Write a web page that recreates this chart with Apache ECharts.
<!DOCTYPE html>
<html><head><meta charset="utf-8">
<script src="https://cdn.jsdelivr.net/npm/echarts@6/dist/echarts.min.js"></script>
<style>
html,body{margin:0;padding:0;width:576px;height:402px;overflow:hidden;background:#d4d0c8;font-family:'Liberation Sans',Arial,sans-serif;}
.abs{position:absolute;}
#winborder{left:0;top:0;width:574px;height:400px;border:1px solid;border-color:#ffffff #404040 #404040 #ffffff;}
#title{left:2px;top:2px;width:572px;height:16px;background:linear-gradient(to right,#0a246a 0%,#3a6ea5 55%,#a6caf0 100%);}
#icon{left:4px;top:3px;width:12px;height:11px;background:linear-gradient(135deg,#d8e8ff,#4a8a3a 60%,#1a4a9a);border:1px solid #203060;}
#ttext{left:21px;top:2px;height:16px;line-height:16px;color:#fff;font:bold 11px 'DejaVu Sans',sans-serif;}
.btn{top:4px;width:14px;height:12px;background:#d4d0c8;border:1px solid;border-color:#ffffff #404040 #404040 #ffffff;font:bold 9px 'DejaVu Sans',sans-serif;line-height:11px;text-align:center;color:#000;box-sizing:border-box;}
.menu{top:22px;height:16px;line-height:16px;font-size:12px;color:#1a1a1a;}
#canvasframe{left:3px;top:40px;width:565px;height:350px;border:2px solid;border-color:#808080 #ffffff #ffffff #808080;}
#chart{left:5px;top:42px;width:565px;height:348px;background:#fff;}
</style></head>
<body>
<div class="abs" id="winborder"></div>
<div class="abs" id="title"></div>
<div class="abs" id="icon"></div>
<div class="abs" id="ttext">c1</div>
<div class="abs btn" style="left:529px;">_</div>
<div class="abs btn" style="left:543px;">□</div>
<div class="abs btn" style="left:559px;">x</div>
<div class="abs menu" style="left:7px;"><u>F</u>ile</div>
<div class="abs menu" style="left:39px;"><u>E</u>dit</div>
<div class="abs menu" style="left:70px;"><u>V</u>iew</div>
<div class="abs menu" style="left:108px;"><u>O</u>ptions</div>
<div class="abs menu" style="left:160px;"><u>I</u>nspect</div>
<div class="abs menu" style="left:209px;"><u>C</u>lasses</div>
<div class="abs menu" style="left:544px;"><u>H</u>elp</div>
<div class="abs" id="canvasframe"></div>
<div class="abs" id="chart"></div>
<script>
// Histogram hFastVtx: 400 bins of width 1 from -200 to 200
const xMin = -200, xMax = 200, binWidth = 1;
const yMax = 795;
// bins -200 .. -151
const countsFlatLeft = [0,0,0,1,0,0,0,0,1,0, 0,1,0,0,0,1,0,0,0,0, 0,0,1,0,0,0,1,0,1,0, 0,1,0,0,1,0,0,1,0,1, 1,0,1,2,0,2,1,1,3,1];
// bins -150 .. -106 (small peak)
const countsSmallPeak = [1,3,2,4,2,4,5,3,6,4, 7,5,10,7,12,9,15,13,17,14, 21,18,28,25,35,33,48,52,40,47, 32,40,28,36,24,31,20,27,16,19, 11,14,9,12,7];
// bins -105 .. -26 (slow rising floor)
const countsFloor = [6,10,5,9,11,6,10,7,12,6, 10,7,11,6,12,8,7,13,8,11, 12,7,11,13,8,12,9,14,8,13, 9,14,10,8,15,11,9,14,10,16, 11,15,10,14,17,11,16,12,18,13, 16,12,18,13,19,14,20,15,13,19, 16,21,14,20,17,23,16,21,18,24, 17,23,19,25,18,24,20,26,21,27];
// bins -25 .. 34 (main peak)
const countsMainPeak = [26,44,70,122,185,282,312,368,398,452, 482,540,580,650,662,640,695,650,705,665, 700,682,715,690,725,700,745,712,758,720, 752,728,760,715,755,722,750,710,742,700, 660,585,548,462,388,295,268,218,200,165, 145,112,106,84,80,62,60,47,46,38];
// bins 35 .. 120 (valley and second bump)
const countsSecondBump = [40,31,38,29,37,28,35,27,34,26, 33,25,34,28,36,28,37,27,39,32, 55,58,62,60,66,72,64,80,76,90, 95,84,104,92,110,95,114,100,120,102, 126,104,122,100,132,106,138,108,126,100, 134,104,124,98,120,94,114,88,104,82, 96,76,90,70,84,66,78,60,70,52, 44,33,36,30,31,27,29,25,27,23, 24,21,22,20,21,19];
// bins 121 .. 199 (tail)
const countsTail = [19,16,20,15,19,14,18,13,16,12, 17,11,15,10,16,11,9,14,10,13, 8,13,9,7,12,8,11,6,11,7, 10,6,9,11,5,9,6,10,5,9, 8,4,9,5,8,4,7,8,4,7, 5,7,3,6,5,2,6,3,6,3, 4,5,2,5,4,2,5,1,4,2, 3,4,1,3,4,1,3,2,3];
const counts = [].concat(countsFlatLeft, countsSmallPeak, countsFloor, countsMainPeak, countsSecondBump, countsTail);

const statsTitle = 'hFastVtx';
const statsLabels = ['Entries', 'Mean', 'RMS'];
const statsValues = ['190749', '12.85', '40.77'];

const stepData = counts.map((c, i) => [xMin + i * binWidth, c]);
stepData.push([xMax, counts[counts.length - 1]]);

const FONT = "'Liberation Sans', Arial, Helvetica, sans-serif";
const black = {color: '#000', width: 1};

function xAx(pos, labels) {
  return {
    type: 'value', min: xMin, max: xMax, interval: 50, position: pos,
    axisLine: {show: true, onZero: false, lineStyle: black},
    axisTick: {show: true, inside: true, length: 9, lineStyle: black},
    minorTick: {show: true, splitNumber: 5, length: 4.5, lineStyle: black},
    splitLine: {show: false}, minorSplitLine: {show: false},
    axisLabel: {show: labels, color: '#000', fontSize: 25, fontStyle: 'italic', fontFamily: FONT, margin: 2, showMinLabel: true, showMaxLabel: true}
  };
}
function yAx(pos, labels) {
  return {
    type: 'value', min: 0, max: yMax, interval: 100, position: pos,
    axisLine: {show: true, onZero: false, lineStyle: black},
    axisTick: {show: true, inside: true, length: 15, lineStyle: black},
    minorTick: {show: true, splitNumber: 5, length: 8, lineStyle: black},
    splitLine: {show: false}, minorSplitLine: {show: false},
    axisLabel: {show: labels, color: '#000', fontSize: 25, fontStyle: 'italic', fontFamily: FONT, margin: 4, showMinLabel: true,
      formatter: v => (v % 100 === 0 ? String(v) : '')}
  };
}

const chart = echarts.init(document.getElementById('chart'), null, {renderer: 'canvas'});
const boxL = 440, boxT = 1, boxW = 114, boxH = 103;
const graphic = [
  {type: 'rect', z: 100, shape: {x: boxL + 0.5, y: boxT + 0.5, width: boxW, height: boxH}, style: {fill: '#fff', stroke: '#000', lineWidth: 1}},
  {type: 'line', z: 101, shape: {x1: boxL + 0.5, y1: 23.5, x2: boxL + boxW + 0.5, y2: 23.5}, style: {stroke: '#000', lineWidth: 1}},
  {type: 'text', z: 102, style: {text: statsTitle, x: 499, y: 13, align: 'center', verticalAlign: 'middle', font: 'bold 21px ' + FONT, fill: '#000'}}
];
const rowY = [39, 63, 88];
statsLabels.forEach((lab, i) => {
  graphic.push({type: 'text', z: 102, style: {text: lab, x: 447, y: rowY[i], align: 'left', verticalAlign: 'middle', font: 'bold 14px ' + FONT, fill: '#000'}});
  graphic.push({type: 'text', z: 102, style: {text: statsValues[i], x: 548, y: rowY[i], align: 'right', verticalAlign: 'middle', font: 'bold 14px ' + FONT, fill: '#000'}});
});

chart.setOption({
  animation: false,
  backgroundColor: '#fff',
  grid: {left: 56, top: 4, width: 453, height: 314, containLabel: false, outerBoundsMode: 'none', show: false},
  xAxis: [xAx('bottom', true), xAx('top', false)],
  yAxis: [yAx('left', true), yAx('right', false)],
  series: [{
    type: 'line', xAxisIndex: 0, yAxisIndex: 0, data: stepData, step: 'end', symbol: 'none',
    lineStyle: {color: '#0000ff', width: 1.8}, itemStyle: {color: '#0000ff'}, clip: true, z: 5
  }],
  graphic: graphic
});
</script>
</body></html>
* * *
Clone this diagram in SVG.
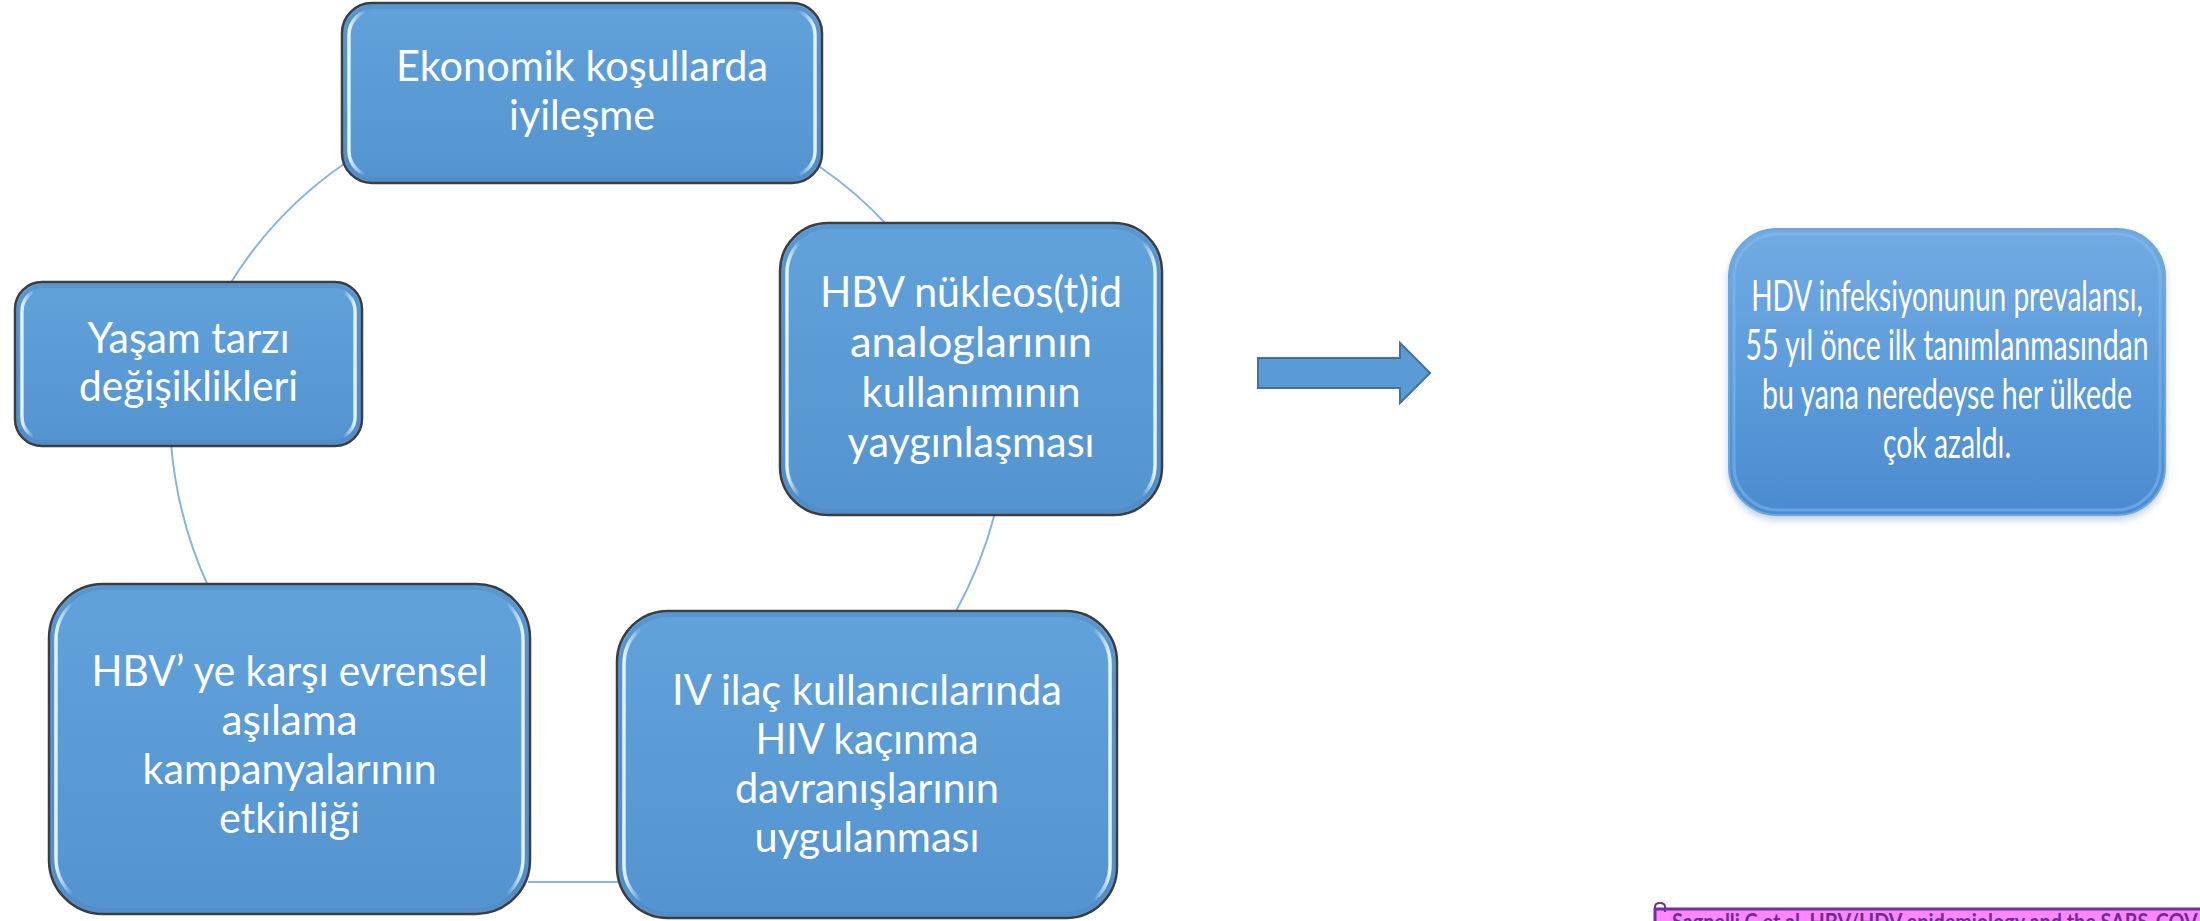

**Given instruction**
Copy every line in the records above that contains the word "this".

**Complete response**
Write a web page that recreates this chart with Apache ECharts.
Clone this diagram in SVG.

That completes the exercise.